Cproc+QBE doesn’t seem to be trying to do the linker job itself, so presumably library order (apparently a main point in that PR) does not need to be changed?


Probably makes sense to integrate a preprocessor before doing anything else, even somebody else's to get started.

Because that is pretty offputting for casually trying it on existing codebase to see what happens.


There is one, see pp.c.


Sorry for the stupid question, but what is the benefit of building a C compiler nowadays, and what is interesting about this particular one?


Your C compiler is probably a very large C++ program written over many years and with millions of dollars worth of time poured into it. The C compiler I use takes up hundreds of megabytes of space in a minimal build.

So in my opinion it's interesting if someone can write something original with 80% of the useful functionality on their own, or achieve it in a different way.

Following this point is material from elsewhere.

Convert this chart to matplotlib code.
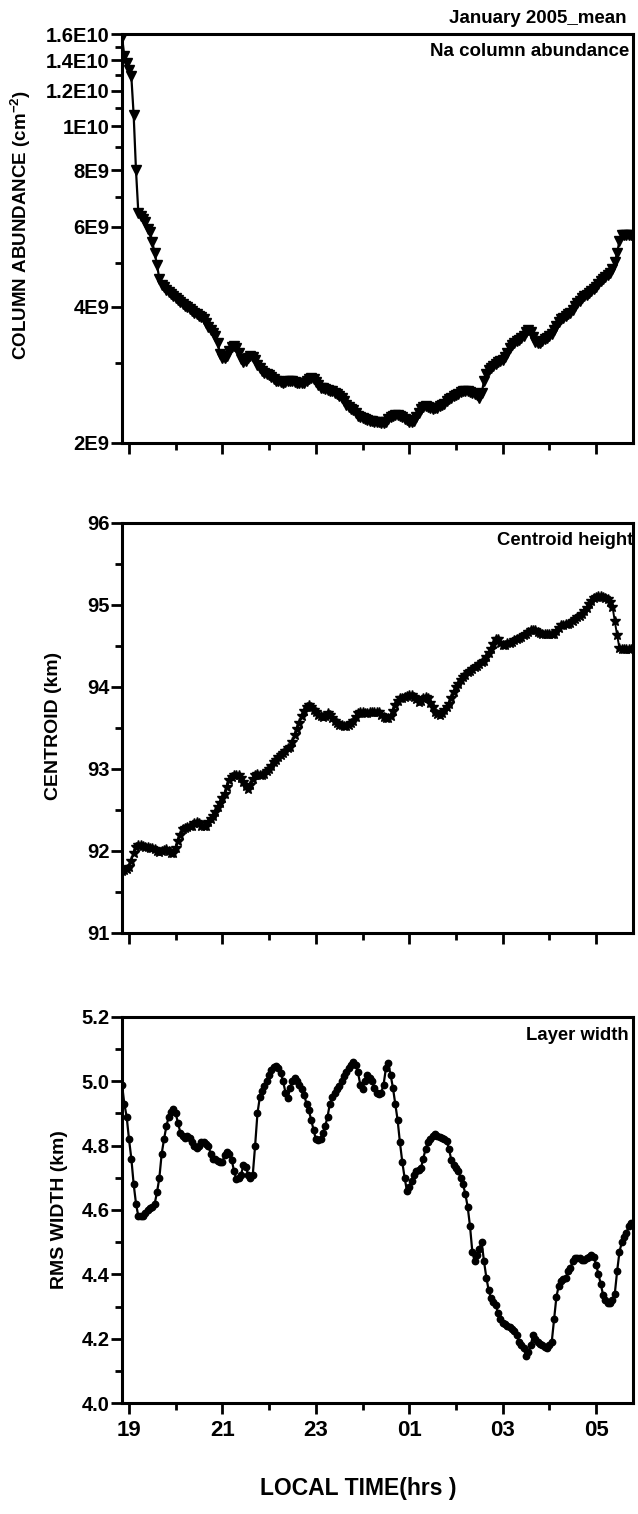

And their code might be more approachable/educational to people than the behemoth.


The benefit is mainly that it is interesting and easy to learn/experiment because it has a very small and tidy implementation..

Just an example, building cproc from source takes a few seconds - building gcc from source takes like 15 minutes at least.


> very small and tidy implementation

Especially impressive for implementing the C11 spec and some GNU extensions.